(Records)
--- BEGIN ---
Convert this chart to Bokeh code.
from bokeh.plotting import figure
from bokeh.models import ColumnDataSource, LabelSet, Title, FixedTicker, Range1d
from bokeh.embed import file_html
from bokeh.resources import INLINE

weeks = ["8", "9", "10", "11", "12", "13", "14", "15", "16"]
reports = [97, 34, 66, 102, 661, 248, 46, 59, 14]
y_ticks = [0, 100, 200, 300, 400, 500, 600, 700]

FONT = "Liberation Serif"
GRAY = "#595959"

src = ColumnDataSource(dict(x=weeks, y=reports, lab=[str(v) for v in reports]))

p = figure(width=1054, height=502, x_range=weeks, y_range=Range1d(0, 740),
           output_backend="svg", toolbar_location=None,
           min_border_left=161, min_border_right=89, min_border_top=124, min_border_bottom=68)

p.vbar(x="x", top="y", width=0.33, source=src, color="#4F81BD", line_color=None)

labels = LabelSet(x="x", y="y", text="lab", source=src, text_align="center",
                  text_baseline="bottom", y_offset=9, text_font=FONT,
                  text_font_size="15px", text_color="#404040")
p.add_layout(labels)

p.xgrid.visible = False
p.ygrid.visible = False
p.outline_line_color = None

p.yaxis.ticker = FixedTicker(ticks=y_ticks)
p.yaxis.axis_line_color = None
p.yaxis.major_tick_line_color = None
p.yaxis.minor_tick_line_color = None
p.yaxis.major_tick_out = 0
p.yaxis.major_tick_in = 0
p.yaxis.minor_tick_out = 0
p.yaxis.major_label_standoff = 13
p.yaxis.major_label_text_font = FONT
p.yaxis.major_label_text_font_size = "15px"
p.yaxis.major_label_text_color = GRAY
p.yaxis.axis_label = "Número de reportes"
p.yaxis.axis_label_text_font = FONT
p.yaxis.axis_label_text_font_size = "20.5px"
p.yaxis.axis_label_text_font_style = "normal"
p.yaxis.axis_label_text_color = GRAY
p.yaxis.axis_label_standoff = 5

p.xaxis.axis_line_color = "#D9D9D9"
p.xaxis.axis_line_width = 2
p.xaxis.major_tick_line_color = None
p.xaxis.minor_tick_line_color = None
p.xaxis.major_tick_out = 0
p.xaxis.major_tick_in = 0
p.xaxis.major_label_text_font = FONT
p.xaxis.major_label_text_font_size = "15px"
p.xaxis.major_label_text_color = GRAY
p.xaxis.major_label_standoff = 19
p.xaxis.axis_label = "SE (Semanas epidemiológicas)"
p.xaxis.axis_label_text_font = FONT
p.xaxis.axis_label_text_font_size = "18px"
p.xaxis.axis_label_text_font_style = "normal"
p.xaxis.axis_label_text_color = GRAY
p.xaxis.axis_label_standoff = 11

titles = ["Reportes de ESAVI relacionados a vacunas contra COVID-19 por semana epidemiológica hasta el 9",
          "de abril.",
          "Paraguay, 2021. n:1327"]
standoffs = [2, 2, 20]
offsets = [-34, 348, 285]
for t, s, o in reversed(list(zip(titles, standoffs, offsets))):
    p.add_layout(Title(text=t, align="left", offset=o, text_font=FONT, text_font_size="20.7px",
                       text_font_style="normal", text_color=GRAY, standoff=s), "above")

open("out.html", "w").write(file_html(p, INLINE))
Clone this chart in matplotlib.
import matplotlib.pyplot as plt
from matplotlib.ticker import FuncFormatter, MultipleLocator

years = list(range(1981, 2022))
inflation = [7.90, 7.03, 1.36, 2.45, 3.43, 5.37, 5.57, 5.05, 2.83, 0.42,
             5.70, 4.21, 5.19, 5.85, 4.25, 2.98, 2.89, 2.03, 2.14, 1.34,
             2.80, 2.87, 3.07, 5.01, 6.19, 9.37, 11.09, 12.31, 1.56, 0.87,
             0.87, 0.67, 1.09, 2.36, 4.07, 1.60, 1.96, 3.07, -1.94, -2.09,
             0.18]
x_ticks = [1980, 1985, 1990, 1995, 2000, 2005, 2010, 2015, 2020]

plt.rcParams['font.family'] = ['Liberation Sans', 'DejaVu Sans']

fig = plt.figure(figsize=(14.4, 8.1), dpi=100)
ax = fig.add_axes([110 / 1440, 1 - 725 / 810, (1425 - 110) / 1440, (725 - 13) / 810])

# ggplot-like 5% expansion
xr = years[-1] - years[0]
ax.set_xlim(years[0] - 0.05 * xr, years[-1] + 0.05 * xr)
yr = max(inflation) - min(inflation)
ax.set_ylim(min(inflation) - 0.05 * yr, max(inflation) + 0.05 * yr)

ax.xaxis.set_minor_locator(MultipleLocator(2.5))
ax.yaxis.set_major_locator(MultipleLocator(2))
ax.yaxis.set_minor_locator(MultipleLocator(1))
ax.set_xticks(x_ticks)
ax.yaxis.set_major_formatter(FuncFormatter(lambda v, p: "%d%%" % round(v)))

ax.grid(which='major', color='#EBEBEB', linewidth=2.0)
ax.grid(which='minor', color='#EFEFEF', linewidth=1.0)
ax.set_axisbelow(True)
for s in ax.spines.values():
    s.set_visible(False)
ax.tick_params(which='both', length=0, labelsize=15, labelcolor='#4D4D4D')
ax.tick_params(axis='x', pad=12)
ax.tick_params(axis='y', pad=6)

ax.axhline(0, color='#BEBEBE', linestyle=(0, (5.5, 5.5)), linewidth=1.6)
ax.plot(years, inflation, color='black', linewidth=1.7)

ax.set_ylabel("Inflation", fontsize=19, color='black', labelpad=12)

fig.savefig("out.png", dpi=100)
--- END ---
*Your objective:*
Gather from the entries above all lines that include the string "matplotlib".

*Solved exercise:*
Clone this chart in matplotlib.
import matplotlib.pyplot as plt
from matplotlib.ticker import FuncFormatter, MultipleLocator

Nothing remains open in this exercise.